Nos anos 1990, Hamilton de Holanda fez seus primeiros shows internacionais, na Venezuela, e lá sentiu que poderia, sim, viver de música. Em maio deste ano, o bandolinista lançou dois álbuns que destacam grandes clássicos da música latina e panamericana no geral: COLLAB, em parceria com o cubano Gonzalo Rubalcaba – um dos pianistas mais respeitados de sua geração –  e Tembla, com o grupo de cuatro venezuelano C4 Trío.

Criado em Brasília, Hamilton vem de uma família musical e já na infância ganhou seu primeiro bandolim, se apaixonando logo de cara pelo instrumento e se tornando uma criança-prodígio no instrumento, o que culminou em uma aparição no Fantástico em 1983 e, consequentemente, no início de sua carreira profissional. Desde então, o artista acumula mais de 40 discos gravados, parcerias com músicos dos mais diversos estilos musicais (Diogo Nogueira, João Bosco, Egberto Gismonti, Ivan Lins, Milton Nascimento, Hermeto Pascoal, Mestrinho, Natiruts, Scalene, Glória Groove, Wynton Marsalis, Chick Corea, Chucho Valdes – entre outros!) e turnês pelo mundo inteiro.

O Legado de Hamilton

A importância de Hamilton de Holanda para a música brasileira e mundial vai além do virtuosismo e da versatilidade. O músico fez o seu próprio instrumento, adicionando duas cordas de nota Dó e reinventando um bandolim de 10 cordas, com a intenção de conseguir executar mais melodias e harmonias. Desde então é amplamente difundido e utilizado pela nova geração de bandolinistas. 

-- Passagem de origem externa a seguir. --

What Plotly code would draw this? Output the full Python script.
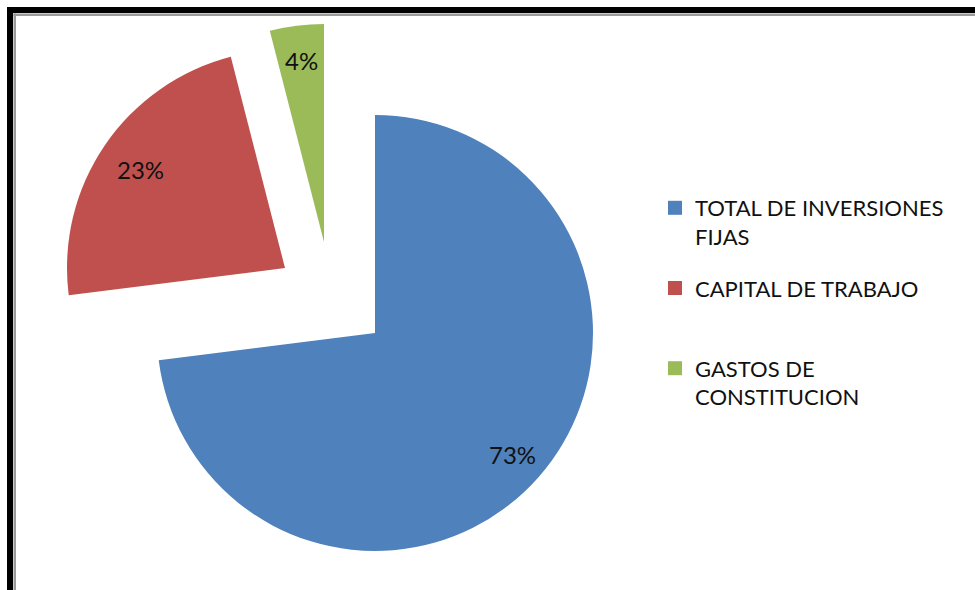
import math
import plotly.graph_objects as go

# ---------------- data ----------------
categories = ["TOTAL DE INVERSIONES FIJAS", "CAPITAL DE TRABAJO", "GASTOS DE CONSTITUCION"]
values = [73, 23, 4]
legend_labels = ["TOTAL DE INVERSIONES<br>FIJAS", "CAPITAL DE TRABAJO<br>&nbsp;", "GASTOS DE<br>CONSTITUCION"]

# ---------------- style / layout ----------------
colors = ["#4F81BD", "#C0504D", "#9BBB59"]
W, H = 975, 590
R = 218                      # pie radius in px
base_center = (375, 333)     # pie centre in px
explode = [(0, 0), (-90, -65), (-51, -91)]   # per-slice explode offset in px
label_radius = [0.84, 0.80, 0.84]            # label distance from apex (fraction of R)
FONT = "Lato"
TEXT_COLOR = "#111111"

fig = go.Figure()

total = sum(values)
cum = 0.0
for i, v in enumerate(values):
    cx = base_center[0] + explode[i][0]
    cy = base_center[1] + explode[i][1]
    slice_colors = [colors[j] if j == i else "rgba(0,0,0,0)" for j in range(len(values))]
    fig.add_trace(go.Pie(
        labels=categories, values=values, sort=False, direction="clockwise", rotation=0,
        marker=dict(colors=slice_colors, line=dict(width=0)),
        textinfo="none", showlegend=False, hoverinfo="skip",
        domain=dict(x=[(cx - R) / W, (cx + R) / W], y=[1 - (cy + R) / H, 1 - (cy - R) / H]),
    ))
    # percentage label along slice mid-angle
    mid = (cum + v / 2) / total * 2 * math.pi
    lx = cx + label_radius[i] * R * math.sin(mid)
    ly = cy - label_radius[i] * R * math.cos(mid)
    fig.add_annotation(x=lx / W, y=1 - ly / H, xref="paper", yref="paper",
                       xanchor="center", yanchor="middle",
                       text=f"{round(v / total * 100)}%", showarrow=False,
                       font=dict(family=FONT, size=24, color=TEXT_COLOR))
    cum += v

# legend entries
for i, name in enumerate(legend_labels):
    fig.add_trace(go.Scatter(x=[None], y=[None], mode="markers", name=name,
                             legendgroup=f"g{i}",
                             marker=dict(symbol="square", size=14, color=colors[i]),
                             hoverinfo="skip"))

# frame lines (top & left)
shapes = [
    dict(type="rect", xref="paper", yref="paper", x0=7 / W, x1=1.0, y0=1 - 13 / H, y1=1 - 7 / H,
         fillcolor="#000000", line=dict(width=0)),
    dict(type="rect", xref="paper", yref="paper", x0=7 / W, x1=13 / W, y0=0, y1=1 - 7 / H,
         fillcolor="#000000", line=dict(width=0)),
    dict(type="rect", xref="paper", yref="paper", x0=13.5 / W, x1=1.0, y0=1 - 16 / H, y1=1 - 13.5 / H,
         fillcolor="#9a9a9a", line=dict(width=0)),
    dict(type="rect", xref="paper", yref="paper", x0=13.5 / W, x1=16 / W, y0=0, y1=1 - 13.5 / H,
         fillcolor="#9a9a9a", line=dict(width=0)),
]

fig.update_layout(
    width=W, height=H,
    margin=dict(l=0, r=0, t=0, b=0),
    paper_bgcolor="white", plot_bgcolor="white",
    xaxis=dict(visible=False), yaxis=dict(visible=False),
    shapes=shapes,
    font=dict(family=FONT, size=22, color=TEXT_COLOR),
    legend=dict(x=655 / W, xanchor="left", y=1 - 187 / H, yanchor="top",
                valign="top", tracegroupgap=20, bgcolor="rgba(0,0,0,0)",
                font=dict(family=FONT, size=22, color=TEXT_COLOR)),
    showlegend=True,
)

fig.write_html("out.html", config={"displayModeBar": False},
               post_script="document.body.style.margin='0';document.body.style.overflow='hidden';")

Além disso, foi ele quem pediu a parlamentares para que fosse instaurado o Dia Nacional do Choro, ritmo genuinamente brasileiro e que é a grande paixão do artista. Então, desde 2001, a data é comemorada no dia 23 de Abril, dia do aniversário de Pixinguinha, principal representante do gênero.


Hamilton de Holanda e C4 TríoFoto Por: Dani Gurgel

Tembla

Lançado no dia 16 de maio de 2024, Tembla une o artista ao grupo venezuelano C4 Trío e faz releituras de clássicos da música latina, como “Burbujas de Amor”, de Juan Luis Guerra (conhecida no Brasil na versão de Fagner); “Corazón Partio”, de Alejandro Sanz; “La Fiesta”, de Chick Corea; “La Tierra del Olvido”, de Carlos Vives; “Anos Dourados”, parceria de Tom Jobim e Chico Buarque; entre outros.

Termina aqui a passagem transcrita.